A so-called “edited-assortment” grocery chain has opened its first Houston store near Beltway 8 in the Alief area on Bissonnet. Save-a-Lot sells discounted high-end foods in a quick in-and-out format. Save-a-Lot outlets have a smaller store size and feature 1,250 of the products most used by consumers. There are more than 1,150 stores in 42 states, and another Houston outlet on Broadway is set to open on November 16th. A third store on Fondren opens in January. The store has partnered with Catholic charities of the Archdiocese of Galveston-Houston to donate groceries through the organization’s Guadalupe Pantry Center for this Grand Opening.
St. Louis-based First Banks is acquiring Houston-based Royal Oaks Bancshares for about $38.6 million. Royal Oaks has four bank outlets in the Houston area and is opening two more in Sugar Land and the Heights. The company plans to add branches in Katy and two in Pearland, plus a second Sugar Land branch.
An affiliate of Houston-based Nelson Duffie Interests has purchased local industrial buildings for an undisclosed price through a California bankruptcy court, according to the Houston Business Journal. The package includes 21 buildings in seven locations, mostly in northwest Houston near Beltway 8 and State Highway 290. Three properties are in south Houston near Hobby Airport. The portfolio has about 100 tenants.
Great Western Land & Recreation has sold its 200-acre Westchester Lakes property north of Houston in a $3.78 million deal to Nevada-based Sunbelt Investors. The property, just south of Highway 290 near Katy Hockley Road, will be used for residential development.
The Houston-based Anime Network has partnered with Sprint to provide its mobile video content to Sprint Power Vision subscribers on Sprint TV’s Channel 66. Subscribers can access clips from up to five titles at $4.95 a month. Anime Network is available on a linear channel, on video-on-demand, subscription-based video-on-demand and pay-per-view on cable and satellite. Parent company A.D. Vision also distributes the anime magazine Newtype USA.
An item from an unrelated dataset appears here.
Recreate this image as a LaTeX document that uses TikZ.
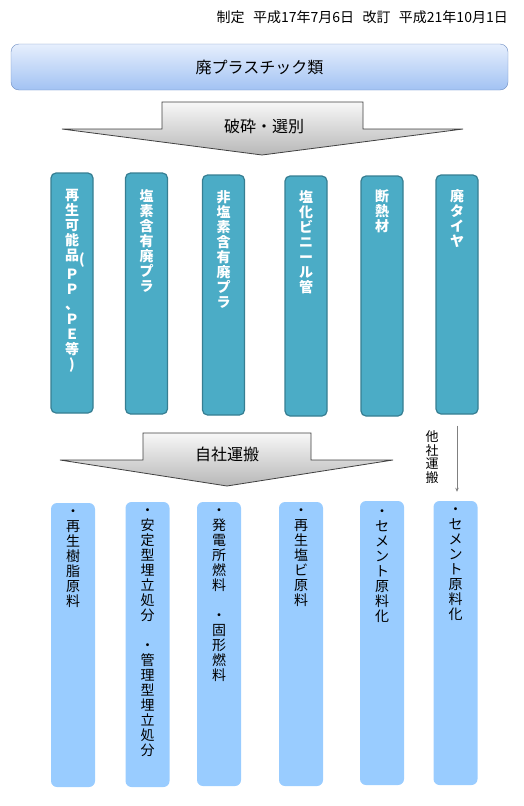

Six eastern states and the District of Columbia will get an extra day to file their 2006 federal income tax returns. The Internal Revenue Service says people in those jurisdictions will have until April 17th. Most of the rest of the country must file and pay taxes by the 16th next year because April 15th falls on a Sunday. But states served by the Andover, Massachusetts, IRS processing center will have an extra day because April 16th is Patriot’s Day–a state holiday in Massachusetts. The affected states are Maine, Maryland, Massachusetts, New Hampshire, New York and Vermont as well as Washington DC. The April 17th deadline will apply to 2006 income tax returns–whether filed electronically or on paper–and requests for an automatic six-month filing extension.
Dynegy reported a third-quarter loss. That’s as the Houston-based power company recorded a large write-down related to a Kentucky power plant. Dynegy’s loss attributable to common shareholders was $69 million for the July-through-September period. That’s compared with a profit of $29 million a year earlier. The results included $98 million in charges related to a write-down in the value of its Bluegrass facility due to “recent changes in the market that placed economic constraints on the facility.” Dynegy also says it incurred debt exchange and litigation settlement costs that hurt results. Revenue fell 25 percent to $581 million. Dynegy blames lower volumes and pricing softness in the northeast and south for offsetting gains in the midwest.
I.W. Marks has received a national arts award from Business Committee for the Arts, founded by David Rockefeller to bring business and arts together. Business support to the arts from BCA has grown from $22 million to $3.32 billion in 2003.